La visite de Stephen Harper à Val-d'Or, la première par un premier ministre du Canada depuis 1968, n'est pas passée inaperçue hier.

Le chef conservateur s'est d'abord heurté à son arrivée dans l'une des plus grandes circonscriptions du pays (Abitibi-Baie-James-Nunavik-Eeyou) à la plus importante manifestation de travailleurs et de groupes sociaux de toute la campagne à ce jour.

 

Alors que les nouvelles en provenance des États-Unis sur la situation financière des Bourses étaient plutôt alarmantes - un enjeu soudain devenu central à la campagne électorale (voir notre autre texte en page A6) -, quelque 300 travailleurs de la FTQ, de la CSN, de communautés autochtones et d'organisations féminines ont accueilli le chef conservateur avec des slogans hostiles.

Par contre, quelques minutes plus tard, le chef conservateur était accueilli dans un hôtel par un nombre comparable de sympathisants venus entendre ce qu'il avait à dire. Il a de plus été reçu par le maire de Val-d'Or, Fernand Trahan, qui a affirmé que M. Harper avait l'appui de tous les élus municipaux de la région.

«Nous sommes là, a expliqué le porte-parole des manifestants, le conseiller régional de la FTQ Gilles Chapadeau, parce que durant les 24 derniers mois du gouvernement conservateur, il y a eu un budget adopté. Il y avait une crise forestière qui dure toujours et ce gouvernement n'a rien fait pour aider les travailleurs de la forêt, alors que l'argent s'en est allé en Alberta. Les pertes d'emplois nous ont frappés de front ici au Québec et particulièrement dans notre région.»

Les manifestants ont reproché surtout au gouvernement Harper son maigre plan d'aide au secteur manufacturier en dérive, soit 1,2 milliard sur trois ans.

«Même le gouvernement du Québec a dit que ce n'était pas suffisant. Ils ont fait la sourde oreille. Nous sommes venus ici aujourd'hui pour dire que l'on se souvient», a ajouté M. Chapadeau.

Plusieurs manifestants protestaient également contre l'idéologie conservatrice et le projet de loi C-484 qui veut donner un statut juridique au foetus.

«On ne partage pas ces valeurs-là dans notre région», a encore affirmé Gilles Chapadeau aux journalistes.

Alors que les manifestants scandaient leur appui au Bloc québécois, le chef conservateur a surtout centré son discours sur l'absence de réalisations du Bloc québécois depuis qu'il siège à Ottawa.

«Le 14 octobre prochain, vous allez avoir l'occasion d'envoyer sur la glace des joueurs qui vont pouvoir marquer des buts pour vous», a lancé M. Harper à la foule amusée. «Il y a seulement le Bloc qui pense qu'on peut marquer des buts à partir des gradins...»

Le chef conservateur a ensuite brossé un vaste tableau des réalisations de son gouvernement, dont la reconnaissance de la nation québécoise, en soulignant qu'il avait tenu ses engagements sur la TPS, l'aide aux parents, le déséquilibre fiscal, la transparence et la réforme de la justice.

Il a d'ailleurs profité de l'occasion pour annoncer que s'il est élu, il augmentera le soutien aux Canadiens qui vivent dans des communautés dépendant d'une seule industrie à améliorer leurs compétences et à retourner sur le marché du travail.

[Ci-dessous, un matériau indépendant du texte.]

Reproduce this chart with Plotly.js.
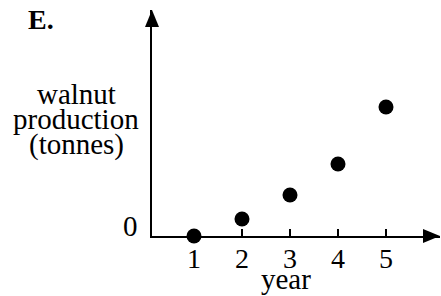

Il s'est ainsi engagé à augmenter de 50 millions de dollars par année jusqu'en 2012 l'Initiative ciblée pour les travailleurs âgés, un programme qui permet aux travailleurs mis à pied d'acquérir de l'expérience en période de difficultés économiques.

Plus tôt dans la journée, sans doute pour répondre aux critiques virulentes qu'il a reçues à propos de sa politique sur les arts et la culture, le chef conservateur a annoncé un nouveau crédit d'impôt pour les activités artistiques des enfants de moins de 16 ans -cours de piano, de peinture, de danse, etc.-, une mesure évaluée à 150 millions de dollars par année.

Le critique libéral en matière de culture, le député Denis Coderre, a réagi à cette annonce en qualifiant ce crédit d'«insignifiant» et le geste des conservateurs de «tentative de faire oublier leur bilan désastreux en matière d'arts et de culture».